Kulawy już to kilka razy tłumaczył. To jest trochę zagmatwane bo do obowiązku ogłoszenia wezwania i przymusowego wykupu liczą się akcje własne spółki a do głosowania na WZA nie. Żeby zdjąć spółkę z giełdy poprzez uchwałę WZA muszą mieć 90% głosów na WZA. Banda Siwca z Interminexem mają razem 55,09 % akcji i pośrednio kontrolują 28,01% akcji własnych spółki. Drobni mają pozostałe 16,90% akcji spółki. Razem 100%. Jednak Banda Siwca i Interminex nie mogą wykonywać prawa głosu na WZA z tych akcji własnych posiadanych przez spółę. Tak mówią przepisy m.in art 364 § 2 k.s.h.
Zwróć uwagę na dotychczasowe uchwały WZA. Porozumienie nie wykonywało prawa głosu z akcji własnych spółki na żadnym z głosowań.
Żeby wezwanie się powiodło i była możliwość przymusowego wykupu Porozumienie musi kupić w wezwaniu 11,90% czy 750 000 akcji od drobnych. Wtedy będą mieli 95% i będą mogli zrobić przymusowy wykup.

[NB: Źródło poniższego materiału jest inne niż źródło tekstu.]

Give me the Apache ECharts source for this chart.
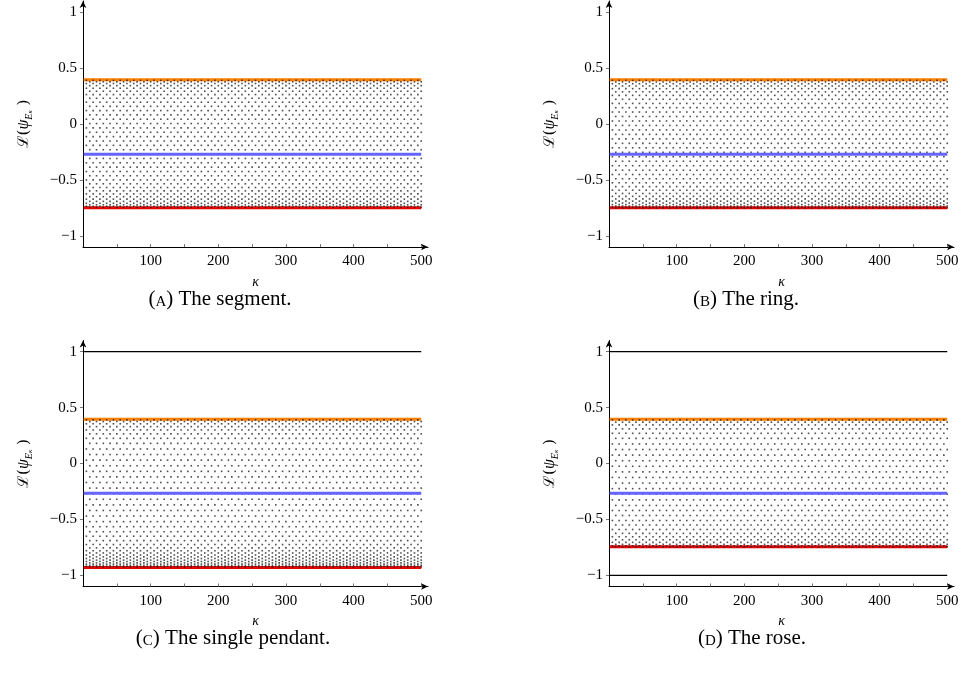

Do delistingu bez przymusowego wykupu potrzeba im 90% głosów na WZA. Na teraz mają 3 448 478 akcji więc gdy na WZA pojawi 383 165 głosów (czyli 6,12 % z 16,90% posiadanych przez drobnych) to nię będą mieli wymaganych 90% głosów na WZA.
Poprawcie jeżeli się mylę ale tak to mniej więcej wygląda.
Nie odpowiadamy na wezwanie i bronimy się przed złodziejami.